§ **Available data**:

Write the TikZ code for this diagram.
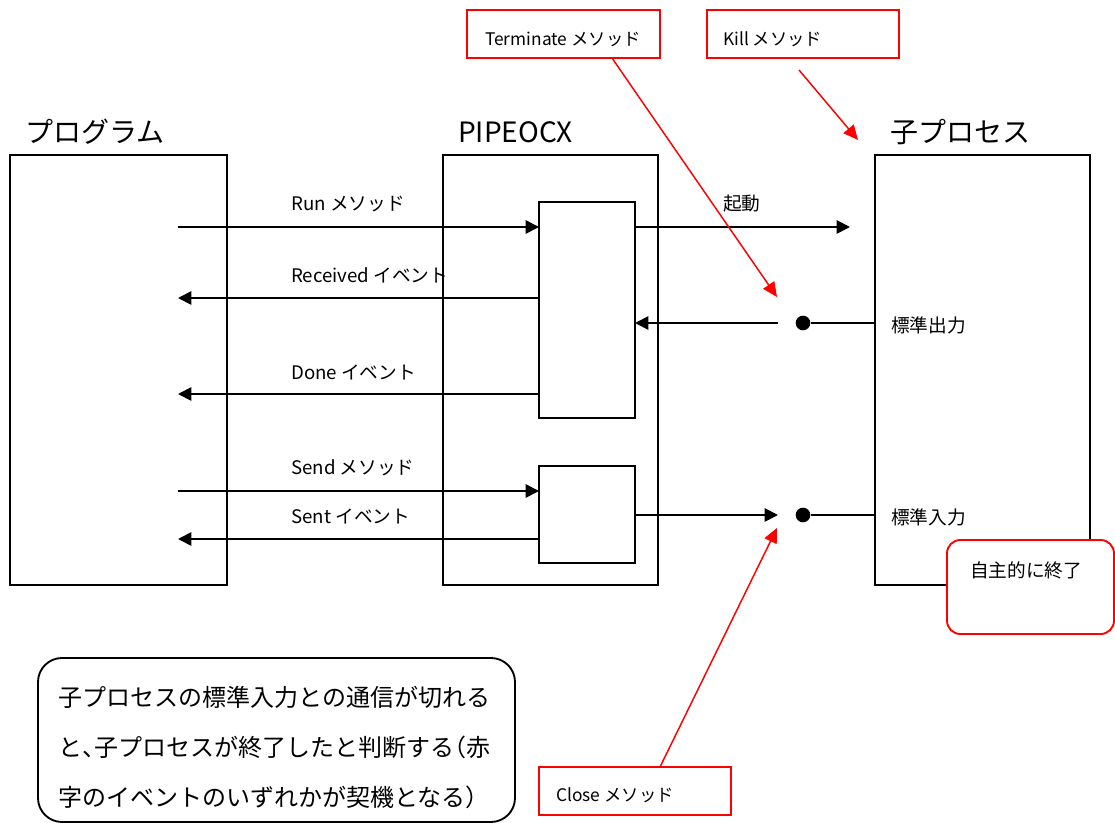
\documentclass[tikz,border=0pt]{standalone}
\usepackage{fontspec}
\setmainfont{Noto Sans CJK JP}
\newfontfamily\halfpunct[RawFeature=+halt]{Noto Sans CJK JP}
\usetikzlibrary{arrows.meta}
\tikzset{
  boxb/.style={draw=black, line width=1.4pt, inner sep=0pt, outer sep=0pt, anchor=north west},
  boxr/.style={draw=red, line width=1.4pt, inner sep=0pt, outer sep=0pt, anchor=north west},
  conn/.style={draw=black, line width=1.4pt},
  arr/.style={conn, -{Triangle[length=10pt,width=10pt]}},
  rarr/.style={draw=red, line width=1.1pt, -{Triangle[length=11pt,width=10pt]}},
  lbl/.style={anchor=base west, inner sep=0pt, font=\fontsize{14pt}{16pt}\selectfont},
  rlbl/.style={anchor=base west, inner sep=0pt, font=\fontsize{13pt}{15pt}\selectfont},
  ttl/.style={anchor=base west, inner sep=0pt, font=\fontsize{21pt}{25pt}\selectfont},
  notel/.style={anchor=base west, inner sep=0pt, font=\fontsize{18pt}{22pt}\selectfont},
  dotn/.style={circle, fill=black, inner sep=0pt, minimum size=11pt},
}
\begin{document}
\begin{tikzpicture}[x=0.75pt,y=-0.75pt]
\useasboundingbox (0,0) rectangle (1115,823);
% main boxes
\node[boxb, minimum width=217*0.75pt, minimum height=430*0.75pt] (prog) at (10,155) {};
\node[boxb, minimum width=215*0.75pt, minimum height=430*0.75pt] (pipe) at (443,155) {};
\node[boxb, minimum width=215*0.75pt, minimum height=430*0.75pt] (child) at (875,155) {};
\node[boxb, fill=white, minimum width=96*0.75pt, minimum height=216*0.75pt] (inA) at (539,202) {};
\node[boxb, fill=white, minimum width=96*0.75pt, minimum height=97*0.75pt] (inB) at (539,466) {};
% titles
\node[ttl] (tprog) at (25,143) {プログラム};
\node[ttl] (tpipe) at (458,143) {PIPEOCX};
\node[ttl] (tchild) at (890,143) {子プロセス};
% free coordinates
\coordinate (runS) at (178,227);
\coordinate (bootE) at (850,227);
\coordinate (recE) at (178,298);
\coordinate (doneE) at (178,394);
\coordinate (sendS) at (178,491);
\coordinate (sentE) at (178,539);
\coordinate (outS) at (778,323);
\coordinate (inE) at (778,515);
\node[dotn] (dot1) at (803,323) {};
\node[dotn] (dot2) at (803,515) {};
% connectors
\draw[arr] (runS) -- (runS -| inA.west);
\draw[arr] (inA.east |- bootE) -- (bootE);
\draw[arr] (inA.west |- recE) -- (recE);
\draw[arr] (inA.west |- doneE) -- (doneE);
\draw[arr] (sendS) -- (sendS -| inB.west);
\draw[arr] (inB.west |- sentE) -- (sentE);
\draw[arr] (outS) -- (outS -| inA.east);
\draw[conn] (child.west |- dot1) -- (dot1);
\draw[arr] (inB.east |- inE) -- (inE);
\draw[conn] (dot2) -- (child.west |- dot2);
% labels
\node[lbl] (lrun) at (291,211) {Run メソッド};
\node[lbl] (lboot) at (723,211) {起動};
\node[lbl] (lrec) at (291,283) {Received イベント};
\node[lbl] (ldone) at (291,380) {Done イベント};
\node[lbl] (lsend) at (291,475) {Send メソッド};
\node[lbl] (lsent) at (291,524) {Sent イベント};
\node[lbl] (lout) at (891,333) {標準出力};
\node[lbl] (lin) at (891,525) {標準入力};
% red boxes
\node[boxr, minimum width=193*0.75pt, minimum height=48*0.75pt] (term) at (467,10) {};
\node[rlbl] (tterm) at (485,46) {Terminate メソッド};
\node[boxr, minimum width=192*0.75pt, minimum height=48*0.75pt] (kill) at (707,10) {};
\node[rlbl] (tkill) at (723,46) {Kill メソッド};
\node[boxr, minimum width=192*0.75pt, minimum height=48*0.75pt] (close) at (539,767) {};
\node[rlbl] (tclose) at (556,801) {Close メソッド};
\node[boxr, fill=white, rounded corners=10pt, minimum width=167*0.75pt, minimum height=94*0.75pt] (self) at (947,540) {};
\node[lbl] (tself) at (970,578) {自主的に終了};
% red arrows
\coordinate (termT) at (777,297);
\coordinate (killS) at (799,70);
\coordinate (killT) at (858,140);
\coordinate (closeT) at (777,528);
\draw[rarr] (term.south -| 612,0) -- (termT);
\draw[rarr] (killS) -- (killT);
\draw[rarr] (close.north -| 660,0) -- (closeT);
% note
\node[boxb, rounded corners=18pt, minimum width=477*0.75pt, minimum height=164*0.75pt] (note) at (38,658) {};
\node[notel] (n1) at (58,706) {子プロセスの標準入力との通信が切れる};
\node[notel] (n2) at (58,756) {と{\halfpunct 、}子プロセスが終了したと判断する{\halfpunct （}赤};
\node[notel] (n3) at (58,806) {字のイベントのいずれかが契機となる{\halfpunct ）}};
\end{tikzpicture}
\end{document}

§ **Your goal**: From the material above, copy everything exactly but the pictures.

§ **Solution**:
Write the TikZ code for this diagram.
\documentclass[tikz,border=0pt]{standalone}
\usepackage{fontspec}
\setmainfont{Noto Sans CJK JP}
\newfontfamily\halfpunct[RawFeature=+halt]{Noto Sans CJK JP}
\usetikzlibrary{arrows.meta}
\tikzset{
  boxb/.style={draw=black, line width=1.4pt, inner sep=0pt, outer sep=0pt, anchor=north west},
  boxr/.style={draw=red, line width=1.4pt, inner sep=0pt, outer sep=0pt, anchor=north west},
  conn/.style={draw=black, line width=1.4pt},
  arr/.style={conn, -{Triangle[length=10pt,width=10pt]}},
  rarr/.style={draw=red, line width=1.1pt, -{Triangle[length=11pt,width=10pt]}},
  lbl/.style={anchor=base west, inner sep=0pt, font=\fontsize{14pt}{16pt}\selectfont},
  rlbl/.style={anchor=base west, inner sep=0pt, font=\fontsize{13pt}{15pt}\selectfont},
  ttl/.style={anchor=base west, inner sep=0pt, font=\fontsize{21pt}{25pt}\selectfont},
  notel/.style={anchor=base west, inner sep=0pt, font=\fontsize{18pt}{22pt}\selectfont},
  dotn/.style={circle, fill=black, inner sep=0pt, minimum size=11pt},
}
\begin{document}
\begin{tikzpicture}[x=0.75pt,y=-0.75pt]
\useasboundingbox (0,0) rectangle (1115,823);
% main boxes
\node[boxb, minimum width=217*0.75pt, minimum height=430*0.75pt] (prog) at (10,155) {};
\node[boxb, minimum width=215*0.75pt, minimum height=430*0.75pt] (pipe) at (443,155) {};
\node[boxb, minimum width=215*0.75pt, minimum height=430*0.75pt] (child) at (875,155) {};
\node[boxb, fill=white, minimum width=96*0.75pt, minimum height=216*0.75pt] (inA) at (539,202) {};
\node[boxb, fill=white, minimum width=96*0.75pt, minimum height=97*0.75pt] (inB) at (539,466) {};
% titles
\node[ttl] (tprog) at (25,143) {プログラム};
\node[ttl] (tpipe) at (458,143) {PIPEOCX};
\node[ttl] (tchild) at (890,143) {子プロセス};
% free coordinates
\coordinate (runS) at (178,227);
\coordinate (bootE) at (850,227);
\coordinate (recE) at (178,298);
\coordinate (doneE) at (178,394);
\coordinate (sendS) at (178,491);
\coordinate (sentE) at (178,539);
\coordinate (outS) at (778,323);
\coordinate (inE) at (778,515);
\node[dotn] (dot1) at (803,323) {};
\node[dotn] (dot2) at (803,515) {};
% connectors
\draw[arr] (runS) -- (runS -| inA.west);
\draw[arr] (inA.east |- bootE) -- (bootE);
\draw[arr] (inA.west |- recE) -- (recE);
\draw[arr] (inA.west |- doneE) -- (doneE);
\draw[arr] (sendS) -- (sendS -| inB.west);
\draw[arr] (inB.west |- sentE) -- (sentE);
\draw[arr] (outS) -- (outS -| inA.east);
\draw[conn] (child.west |- dot1) -- (dot1);
\draw[arr] (inB.east |- inE) -- (inE);
\draw[conn] (dot2) -- (child.west |- dot2);
% labels
\node[lbl] (lrun) at (291,211) {Run メソッド};
\node[lbl] (lboot) at (723,211) {起動};
\node[lbl] (lrec) at (291,283) {Received イベント};
\node[lbl] (ldone) at (291,380) {Done イベント};
\node[lbl] (lsend) at (291,475) {Send メソッド};
\node[lbl] (lsent) at (291,524) {Sent イベント};
\node[lbl] (lout) at (891,333) {標準出力};
\node[lbl] (lin) at (891,525) {標準入力};
% red boxes
\node[boxr, minimum width=193*0.75pt, minimum height=48*0.75pt] (term) at (467,10) {};
\node[rlbl] (tterm) at (485,46) {Terminate メソッド};
\node[boxr, minimum width=192*0.75pt, minimum height=48*0.75pt] (kill) at (707,10) {};
\node[rlbl] (tkill) at (723,46) {Kill メソッド};
\node[boxr, minimum width=192*0.75pt, minimum height=48*0.75pt] (close) at (539,767) {};
\node[rlbl] (tclose) at (556,801) {Close メソッド};
\node[boxr, fill=white, rounded corners=10pt, minimum width=167*0.75pt, minimum height=94*0.75pt] (self) at (947,540) {};
\node[lbl] (tself) at (970,578) {自主的に終了};
% red arrows
\coordinate (termT) at (777,297);
\coordinate (killS) at (799,70);
\coordinate (killT) at (858,140);
\coordinate (closeT) at (777,528);
\draw[rarr] (term.south -| 612,0) -- (termT);
\draw[rarr] (killS) -- (killT);
\draw[rarr] (close.north -| 660,0) -- (closeT);
% note
\node[boxb, rounded corners=18pt, minimum width=477*0.75pt, minimum height=164*0.75pt] (note) at (38,658) {};
\node[notel] (n1) at (58,706) {子プロセスの標準入力との通信が切れる};
\node[notel] (n2) at (58,756) {と{\halfpunct 、}子プロセスが終了したと判断する{\halfpunct （}赤};
\node[notel] (n3) at (58,806) {字のイベントのいずれかが契機となる{\halfpunct ）}};
\end{tikzpicture}
\end{document}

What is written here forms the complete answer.